The bank plans to shed about $3 billion in annual costs, including about $400 million in 2004. JPMorgan, which said in July it would eliminate 12,000 jobs, ended the third quarter with 162,200 employees. It began the year with 167,500.


JPMorgan racked up $741 million in merger-related costs during the third quarter, including $279 million to conform the combined bank to tougher accounting standards.


The bank said it still expects pretax costs from the acquisition of $4 billion. JPMorgan will record $1.1 billion of the total this year, less than its previous estimate of $1.5 billion.


The Bank One acquisition boosted JPMorgan’s assets to $1.4 trillion, second to New York-based Citigroup. Total revenue swelled to $12.5 billion from $7.78 billion.


Profit in JPMorgan’s investment bank slid to $627 million as revenue fell 3% to $2.7 billion.

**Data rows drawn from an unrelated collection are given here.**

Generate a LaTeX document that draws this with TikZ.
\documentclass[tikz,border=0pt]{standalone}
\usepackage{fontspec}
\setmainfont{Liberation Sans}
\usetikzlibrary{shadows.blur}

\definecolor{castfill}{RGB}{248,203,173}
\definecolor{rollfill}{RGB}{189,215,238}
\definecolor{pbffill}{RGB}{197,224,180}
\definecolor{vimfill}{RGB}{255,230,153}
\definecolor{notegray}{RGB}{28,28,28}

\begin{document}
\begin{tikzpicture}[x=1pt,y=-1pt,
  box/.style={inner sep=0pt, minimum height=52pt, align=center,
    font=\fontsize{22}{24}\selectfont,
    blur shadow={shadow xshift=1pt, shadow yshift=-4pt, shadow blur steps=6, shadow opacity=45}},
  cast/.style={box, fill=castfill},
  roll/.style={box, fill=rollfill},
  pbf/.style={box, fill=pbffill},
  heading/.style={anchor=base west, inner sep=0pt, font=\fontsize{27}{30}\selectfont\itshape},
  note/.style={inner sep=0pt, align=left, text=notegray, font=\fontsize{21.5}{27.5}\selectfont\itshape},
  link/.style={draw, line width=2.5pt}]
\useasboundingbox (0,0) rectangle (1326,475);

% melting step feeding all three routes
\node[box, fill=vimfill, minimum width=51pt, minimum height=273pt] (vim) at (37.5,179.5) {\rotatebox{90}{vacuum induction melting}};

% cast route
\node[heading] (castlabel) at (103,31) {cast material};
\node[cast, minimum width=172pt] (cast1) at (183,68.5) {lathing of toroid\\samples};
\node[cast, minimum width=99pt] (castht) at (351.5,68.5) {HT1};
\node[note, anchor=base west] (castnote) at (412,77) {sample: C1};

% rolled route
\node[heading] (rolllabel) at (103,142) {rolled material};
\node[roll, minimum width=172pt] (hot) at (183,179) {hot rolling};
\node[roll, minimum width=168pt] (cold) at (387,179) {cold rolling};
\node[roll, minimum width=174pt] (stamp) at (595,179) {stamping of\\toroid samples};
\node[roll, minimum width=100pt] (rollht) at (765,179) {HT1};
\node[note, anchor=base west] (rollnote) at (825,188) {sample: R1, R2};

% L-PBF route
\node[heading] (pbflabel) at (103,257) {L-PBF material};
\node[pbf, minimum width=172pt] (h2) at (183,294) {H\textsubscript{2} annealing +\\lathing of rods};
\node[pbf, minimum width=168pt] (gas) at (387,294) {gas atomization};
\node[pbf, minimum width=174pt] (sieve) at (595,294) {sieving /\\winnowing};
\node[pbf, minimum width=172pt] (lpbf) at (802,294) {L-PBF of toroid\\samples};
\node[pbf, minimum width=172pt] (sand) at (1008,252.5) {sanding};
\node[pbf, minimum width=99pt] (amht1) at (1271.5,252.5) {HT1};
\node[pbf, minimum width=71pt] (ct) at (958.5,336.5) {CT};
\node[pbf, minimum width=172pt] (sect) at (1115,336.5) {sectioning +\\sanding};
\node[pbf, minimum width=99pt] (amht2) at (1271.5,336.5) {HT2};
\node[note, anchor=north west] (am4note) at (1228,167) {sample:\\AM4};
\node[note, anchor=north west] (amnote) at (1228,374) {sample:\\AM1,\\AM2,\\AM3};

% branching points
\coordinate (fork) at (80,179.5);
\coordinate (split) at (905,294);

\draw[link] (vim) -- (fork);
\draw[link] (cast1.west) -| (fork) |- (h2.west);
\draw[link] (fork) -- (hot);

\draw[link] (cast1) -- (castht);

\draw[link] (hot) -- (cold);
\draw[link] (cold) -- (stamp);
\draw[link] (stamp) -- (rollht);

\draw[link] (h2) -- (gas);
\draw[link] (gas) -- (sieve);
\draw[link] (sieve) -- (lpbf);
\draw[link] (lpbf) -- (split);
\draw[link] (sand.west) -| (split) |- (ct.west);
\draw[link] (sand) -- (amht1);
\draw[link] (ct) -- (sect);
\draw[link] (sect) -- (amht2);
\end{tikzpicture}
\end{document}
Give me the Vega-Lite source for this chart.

The decline in bond, currency and commodities trading reduced profit by 10 cents a share in the quarter, Glenn Schorr, a UBS Securities LLC analyst wrote in a note to clients.


Revenue from the company’s fixed income markets unit fell 23 percent to $1.1 billion, JPMorgan said. Equity markets revenue helped offset that decline, rising 46% to $455 million.


“It’s not a surprise to me that they would miss on fixed-income trading,” said Anton Schutz, who helps manage $250 million at Burnham Financial Services Funds. “It sounds a lot like Morgan Stanley and Citigroup.”


Fixed-income trading revenue fell 44% to $657 million. Mr. Dimon said on the call that a drop in client order flow as well as losses from its own trading positions contributed to the decline.


“Obviously we were on the wrong side of a few markets,” he said.